Ottawa Citizen

GRIM JOB FOR OTTAWA MPP

Fraser interim Liberal leader

- DAVID REEVELY dreevely@postmedia.com Twitter.com/davidreeve­ly

Ontario Liberals need to look closely at how they fell so far out of contention in this spring ’s election before they stand any chance of climbing back, says the party’s new interim leader, Ottawa South MPP John Fraser.

“Clearly, in the campaign, something went wrong,” he said. “We spent in the neighbourh­ood of $10 million for seven seats, so Liberals will need some answers in that regard. And then we need to do some soul-searching about what went wrong in the campaign, or how we did before the campaign.”

Fraser, who kept his seat by a bigger margin than many expected in the election last week, was the unanimous choice of the Liberals’ diminished caucus to start picking up the pieces.
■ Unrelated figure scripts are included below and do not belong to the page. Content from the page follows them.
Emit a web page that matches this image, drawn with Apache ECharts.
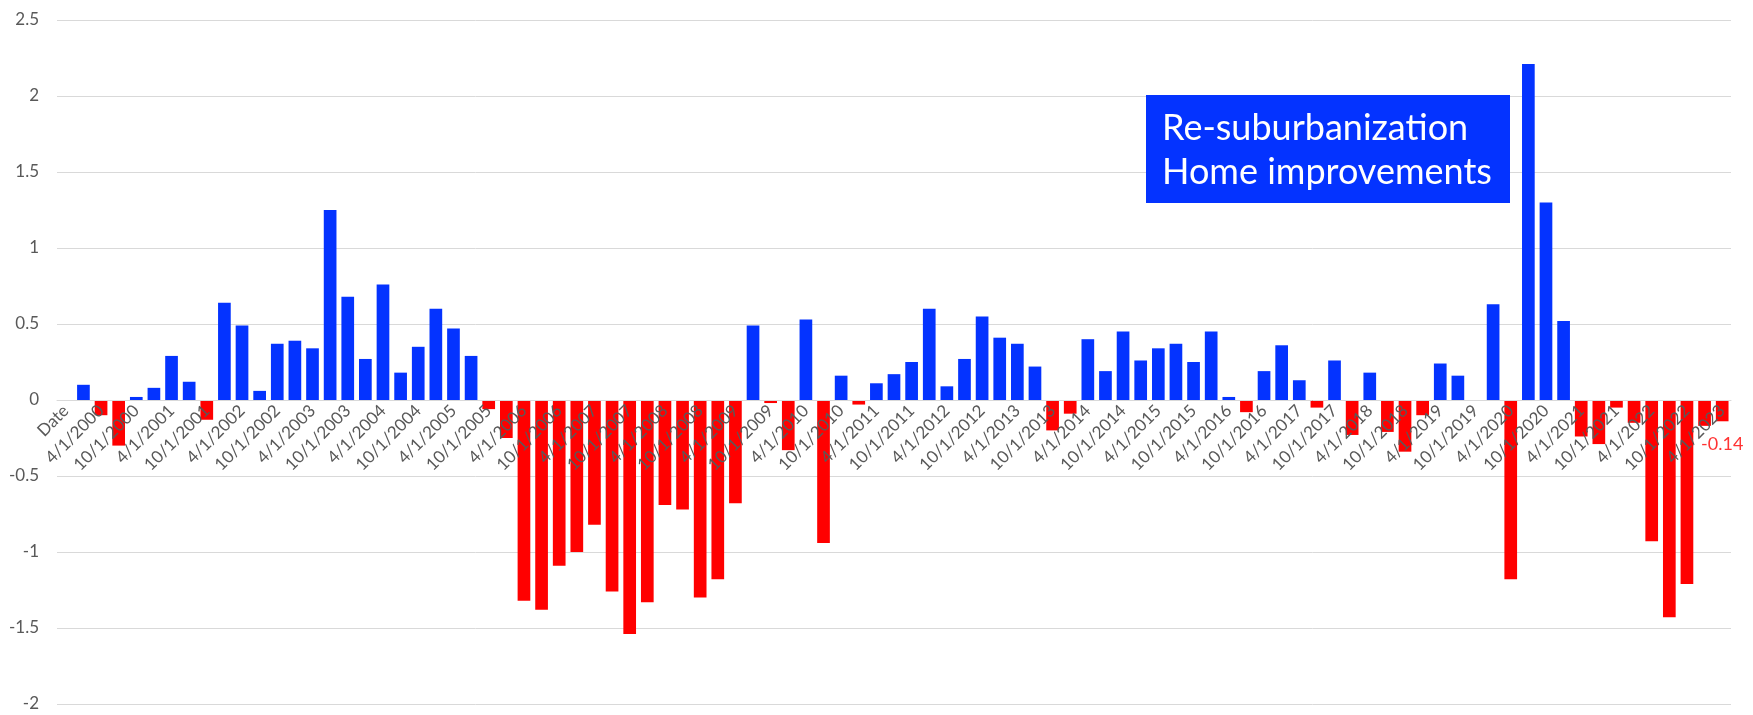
<!DOCTYPE html>
<html>
<head>
<meta charset="utf-8">
<script src="https://cdn.jsdelivr.net/npm/echarts@6/dist/echarts.min.js"></script>
<style>
  html, body { margin: 0; padding: 0; background: #fff; }
  #chart { width: 1753px; height: 715px; }
</style>
</head>
<body>
<div id="chart"></div>
<script>
// Categorías: la primera es la cabecera "Date", luego trimestres
var categorias = [
  "Date",
  "1/1/2000", "4/1/2000", "7/1/2000", "10/1/2000",
  "1/1/2001", "4/1/2001", "7/1/2001", "10/1/2001",
  "1/1/2002", "4/1/2002", "7/1/2002", "10/1/2002",
  "1/1/2003", "4/1/2003", "7/1/2003", "10/1/2003",
  "1/1/2004", "4/1/2004", "7/1/2004", "10/1/2004",
  "1/1/2005", "4/1/2005", "7/1/2005", "10/1/2005",
  "1/1/2006", "4/1/2006", "7/1/2006", "10/1/2006",
  "1/1/2007", "4/1/2007", "7/1/2007", "10/1/2007",
  "1/1/2008", "4/1/2008", "7/1/2008", "10/1/2008",
  "1/1/2009", "4/1/2009", "7/1/2009", "10/1/2009",
  "1/1/2010", "4/1/2010", "7/1/2010", "10/1/2010",
  "1/1/2011", "4/1/2011", "7/1/2011", "10/1/2011",
  "1/1/2012", "4/1/2012", "7/1/2012", "10/1/2012",
  "1/1/2013", "4/1/2013", "7/1/2013", "10/1/2013",
  "1/1/2014", "4/1/2014", "7/1/2014", "10/1/2014",
  "1/1/2015", "4/1/2015", "7/1/2015", "10/1/2015",
  "1/1/2016", "4/1/2016", "7/1/2016", "10/1/2016",
  "1/1/2017", "4/1/2017", "7/1/2017", "10/1/2017",
  "1/1/2018", "4/1/2018", "7/1/2018", "10/1/2018",
  "1/1/2019", "4/1/2019", "7/1/2019", "10/1/2019",
  "1/1/2020", "4/1/2020", "7/1/2020", "10/1/2020",
  "1/1/2021", "4/1/2021", "7/1/2021", "10/1/2021",
  "1/1/2022", "4/1/2022", "7/1/2022", "10/1/2022",
  "1/1/2023", "4/1/2023"
];

// Valores por trimestre (la cabecera no tiene valor)
var valores = [
  null,
  0.10, -0.10, -0.30, 0.02,
  0.08, 0.29, 0.12, -0.13,
  0.64, 0.49, 0.06, 0.37,
  0.39, 0.34, 1.25, 0.68,
  0.27, 0.76, 0.18, 0.35,
  0.60, 0.47, 0.29, -0.06,
  -0.25, -1.32, -1.38, -1.09,
  -1.00, -0.82, -1.26, -1.54,
  -1.33, -0.69, -0.72, -1.30,
  -1.18, -0.68, 0.49, -0.02,
  -0.33, 0.53, -0.94, 0.16,
  -0.03, 0.11, 0.17, 0.25,
  0.60, 0.09, 0.27, 0.55,
  0.41, 0.37, 0.22, -0.20,
  -0.09, 0.40, 0.19, 0.45,
  0.26, 0.34, 0.37, 0.25,
  0.45, 0.02, -0.08, 0.19,
  0.36, 0.13, -0.05, 0.26,
  -0.23, 0.18, -0.21, -0.34,
  -0.10, 0.24, 0.16, 0,
  0.63, -1.18, 2.21, 1.30,
  0.52, -0.24, -0.29, -0.05,
  -0.15, -0.93, -1.43, -1.21,
  -0.17, -0.14
];

// Límites del eje Y
var yMin = -2;
var yMax = 2.5;
var yPaso = 0.5;

// Texto del recuadro
var anotacion = ["Re-suburbanization", "Home improvements"];

var azul = "#0433ff";
var rojo = "#ff0000";
var fuente = "Lato";

// Márgenes de la rejilla
var rejilla = { left: 57, right: 22, top: 20, bottom: 11 };
var altoRejilla = 715 - rejilla.top - rejilla.bottom;
// Desplazar el eje X (línea y etiquetas) hasta el cero
var desplazamientoEje = -altoRejilla * (0 - yMin) / (yMax - yMin);

// Punto con la etiqueta del último valor
var ultimo = valores.length - 1;
var puntoEtiqueta = [[categorias[ultimo], valores[ultimo]]];

var option = {
  animation: false,
  backgroundColor: "#fff",
  grid: { left: rejilla.left, right: rejilla.right, top: rejilla.top, bottom: rejilla.bottom, containLabel: false },
  xAxis: {
    type: "category",
    data: categorias,
    offset: desplazamientoEje,
    z: 4,
    axisLine: { onZero: false, lineStyle: { color: "#d9d9d9", width: 1 } },
    axisTick: { show: false },
    axisLabel: {
      interval: 1,
      rotate: 45,
      margin: 8,
      color: "#595959",
      fontSize: 17,
      fontFamily: fuente
    },
    splitLine: { show: false }
  },
  yAxis: {
    type: "value",
    min: yMin,
    max: yMax,
    interval: yPaso,
    axisLine: { show: false },
    axisTick: { show: false },
    axisLabel: { color: "#595959", fontSize: 17, fontFamily: fuente, margin: 18 },
    splitLine: { lineStyle: { color: "#d9d9d9", width: 1 } }
  },
  series: [
    {
      type: "bar",
      data: valores,
      barCategoryGap: "28%",
      itemStyle: {
        color: function (p) { return p.value < 0 ? rojo : azul; }
      }
    },
    {
      type: "scatter",
      data: puntoEtiqueta,
      symbolSize: 0,
      silent: true,
      z: 5,
      label: {
        show: true,
        position: "bottom",
        distance: 14,
        color: rojo,
        fontSize: 18,
        fontFamily: fuente,
        formatter: function (p) { return p.value[1].toFixed(2); }
      }
    }
  ],
  graphic: [
    {
      type: "rect",
      left: 1146,
      top: 95,
      shape: { width: 364, height: 108 },
      style: { fill: azul },
      z: 10
    },
    {
      type: "text",
      left: 1162,
      top: 106,
      style: {
        text: anotacion.join("\n"),
        fill: "#fff",
        fontSize: 36,
        lineHeight: 44,
        fontFamily: fuente
      },
      z: 11
    }
  ]
};

var myChart = echarts.init(document.getElementById("chart"), null, { renderer: "canvas" });
myChart.setOption(option);
</script>
</body>
</html>
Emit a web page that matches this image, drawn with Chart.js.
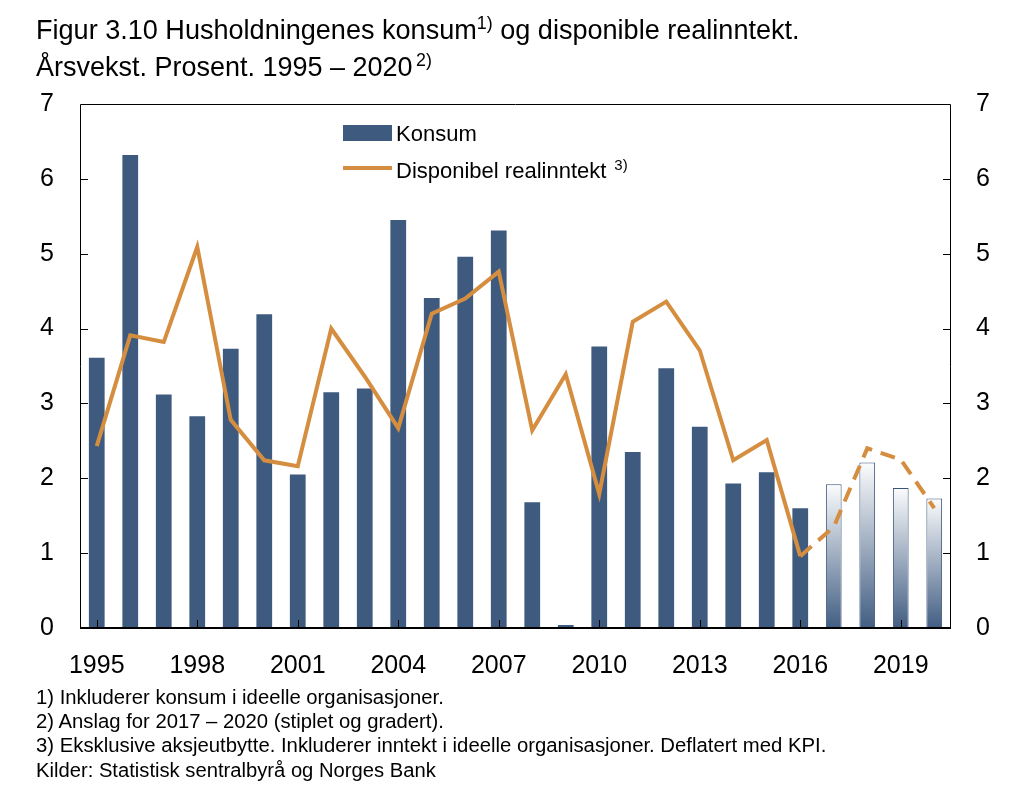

A vote of riding-associatio­n presidents and the party executives confirmed him as interim leader Thursday evening.

Even a week after the election that turfed the government led by Kathleen Wynne, Fraser sounds exhausted over the phone. His voice is rough and he apologizes for his lingering case of campaign brain.

An interim leader’s job is grim: Lay off the people the party can’t afford and make the cuts that have to be made so that when a new leader comes in the worst of the blood has been let. Make sure the people who say they knew all along the enterprise was doomed feel as though they’ve been heard, but don’t let them take over.

“We have to do that postmortem. We can’t move on and rebuild unless we have a very open discussion among Liberals about what went wrong,” Fraser said.

Parties customaril­y turn to elder statesmen for this. A competent ex-minister, ideally, without strong attachment­s to any party faction. Fraser doesn’t quite fit this bill, with less than five years in the legislatur­e and no cabinet experience.

But he was Dalton McGuinty’s local lieutenant in Ottawa South for many years before being elected himself after McGuinty quit politics. Under Wynne he took on sub-cabinet duties under two health ministers, shepherdin­g the government’s work on palliative care. Important and delicate, not a lot of fun. He’s avuncular and always seems pleased to be wherever he happens to find himself.

“I’m a consensus-builder. I work well with people on all sides of the legislatur­e,” Fraser said. “Monday morning, I’m participat­ing the orientatio­n of new MPPs. None of them are Liberals. That’s because I firmly believe that all legislator­s have a duty to the people we serve and all legislator­s should get off on the right foot.”

The Liberal party also, frankly, doesn’t have a bunch of options.

Michael Gravelle of Thunder Bay-Superior North, with 23 years in the legislatur­e and two cabinet posts behind him, checks the boxes, but he’s also fought cancer and more recently severe depression, and the interim leadership demands a whole lot of travel and time in Toronto.

Other remaining Liberal MPPs have even less elected experience or thoughts of running for the leadership themselves. By taking on the interim job, Fraser removes himself from that discussion.

The Liberal party is plumbing almost unpreceden­ted depths in popularity and seat count. Fundraisin­g collapsed last year as the smell of defeat settled, but the party spent through much of the spring campaign as if it had a chance.

“We work to ensure that our financial — that we have stability in the party, both from an organizati­onal and a financial perspectiv­e, going forward,” Fraser said. He thinks the party’s finances are OK but hasn’t seen the full picture.

Fraser will try to convince the winning Progressiv­e Conservati­ves the Liberals deserve standing as an official party in the legislatur­e, with funding and question-period time and rights to places on committees, and might well not get it.

“I think the million people who voted for us deserve to have that representa­tion,” Fraser said. (The Liberals got more than 19 per cent of the provincewi­de vote but fewer than six per cent of the seats.)

We can’t move on and rebuild unless we have a very open discussion among Liberals about what went wrong.

Then it’ll be time to think about how the party will choose a long-term successor for Wynne — quickly or slowly, by what kind of voting, with a big open race or with rules that make big demands of would-be candidates. Those decisions will be up to the party executive, while Fraser wields the mop.

“I have very deep roots in the party. I’ve been a member since I was a teenager. I’ve worked for the former premier. I’ve run campaigns. I’ve been a riding executive. I have a deep history in the party, so I know it well. It’s a proud party that I think represents the values of Ontarians,” Fraser said. “I think that Ontarians still want us to fight for that.”